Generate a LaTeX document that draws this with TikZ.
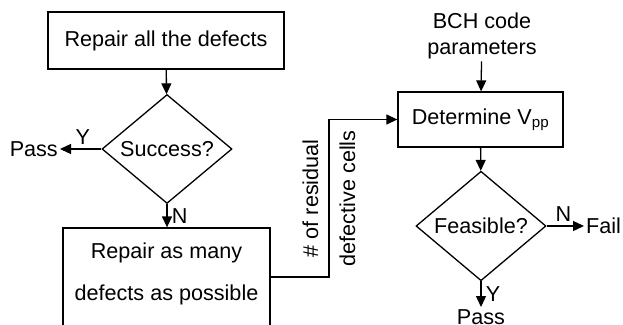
\documentclass[tikz,border=0pt]{standalone}
\usepackage{fontspec}
\setmainfont{Liberation Sans}
\usetikzlibrary{arrows.meta,shapes.geometric}
\tikzset{
  box/.style={draw,line width=1.3pt,minimum width=#1,align=center},
  choice/.style={draw,diamond,line width=1.3pt,minimum width=130pt,minimum height=98pt,inner sep=0pt},
  flow/.style={line width=1.3pt,-{Triangle[length=11pt,width=10pt]}},
  plain/.style={inner sep=2pt}
}

\begin{document}
\begin{tikzpicture}[x=1pt,y=-1pt,font=\fontsize{21.6}{26}\selectfont]
\useasboundingbox (0,0) rectangle (623,324);
\clip (0,0) rectangle (623,324);
% left part
\node[box=236pt,minimum height=57pt](repairall) at (166,40.5){Repair all the defects};
\node[choice](success) at (167,149){Success?};
\node[plain,anchor=east](passleft) at (60,149){Pass};
\node[box=207pt,minimum height=108pt](repairmany) at (166.5,282){};
\node[align=center](repairmanytext) at (166.5,274){Repair as many\\[16pt]defects as possible};
\draw[flow](repairall)--(success);
\draw[flow](success.west)--(passleft.east)node[pos=0.45,above=1pt]{Y};
\draw[flow](success.south)--(success.south|-repairmany.north)node[midway,right=1pt]{N};
% right part
\node[plain,align=center](bch) at (482,36){BCH code\\parameters};
\node[box=165pt,minimum height=55pt](vpp) at (480.5,119.5){Determine V\textsubscript{pp}};
\node[choice](feasible) at (481,226){Feasible?};
\node[plain,anchor=west](fail) at (584,226){Fail};
\node[plain,anchor=north](passright) at (481,307){Pass};
\coordinate(bend) at (329,277);
\draw[flow](repairmany.east|-bend)--(bend)--node[midway,rotate=90,align=center]{\# of residual\\[11pt]defective cells}(bend|-vpp.west)--(vpp.west);
\draw[flow](bch)--(vpp);
\draw[flow](vpp)--(feasible);
\draw[flow](feasible.east)--(fail.west)node[pos=0.45,above=1pt]{N};
\draw[flow](feasible.south)--(passright.north)node[midway,right=1pt]{Y};
\end{tikzpicture}
\end{document}
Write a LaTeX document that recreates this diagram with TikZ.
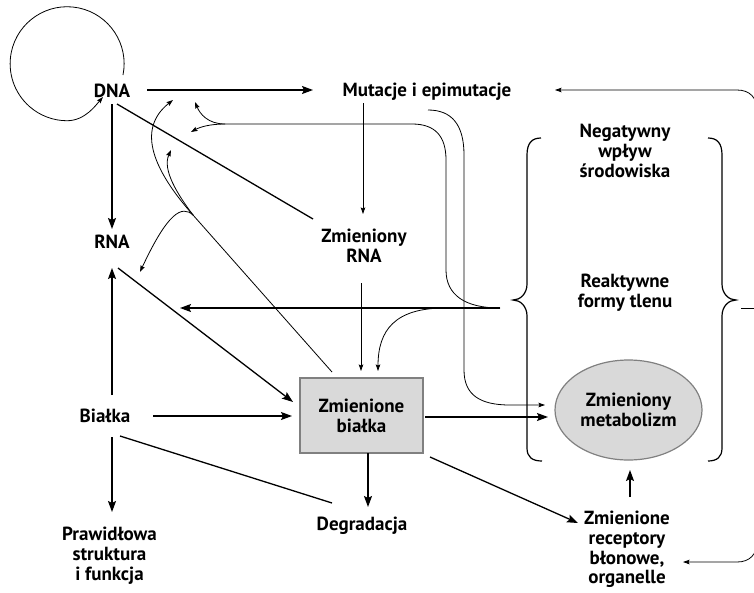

> [WORK TO DO]
Find how many lines include the string "LaTeX" and report that number alone.

> [EXPECTED ANSWER]
2